Well tb by now you may be realizing this is amazingly common. I don't know if that helps any, but just making sure you realize it's not you, it's them. In fairness I can possibly understand not making it to the funeral for various reasons (possibly), but not even a card or call is inexcusable...and it happened to me as well and I'm no less angry. Someone who is like family to me never called or even sent a card when it happened - but get this, in the token Christmas card she said "I can scarcely imagine what you're going through, the terrible loneliness and emptiness..." ...so she has a clue about the hell I'm going through, but STILL couldn't be bothered to call or write. And I never heard from her for about a year afterwards. Not even a simple email to say how are you holding up, etc. I have thought if (God forbid) her husband would suddenly pass away (we are both middle aged) if I would do the same and let her know the feeling. But yknow what it's not the same because I doubt she would care much anyway. That hurts as much as anything.

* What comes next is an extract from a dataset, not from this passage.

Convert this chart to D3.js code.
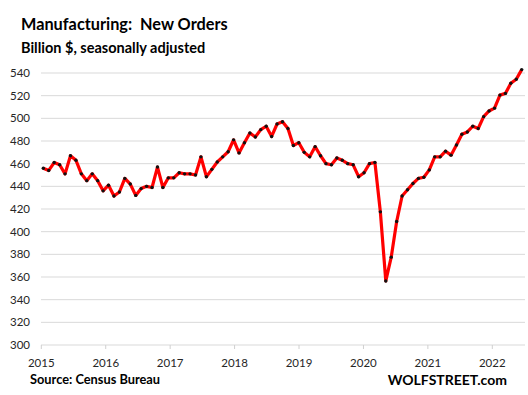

Anyway, as to whether to bring it up or not, let it go or not, etc, as you can see there's no pat answer; it depends on you, them, your relationships. I haven't said anything to the person who did it to me (I see no point now - she lives far away and we rarely see each other anyway, plus she isn't the type to "really talk" about such things so I think I'd get a token apology and God only knows what she's really thinking - just doesn't seem worth going there) but I haven't let go of it either, and never will. I can't pretend like such a severe offense never happened.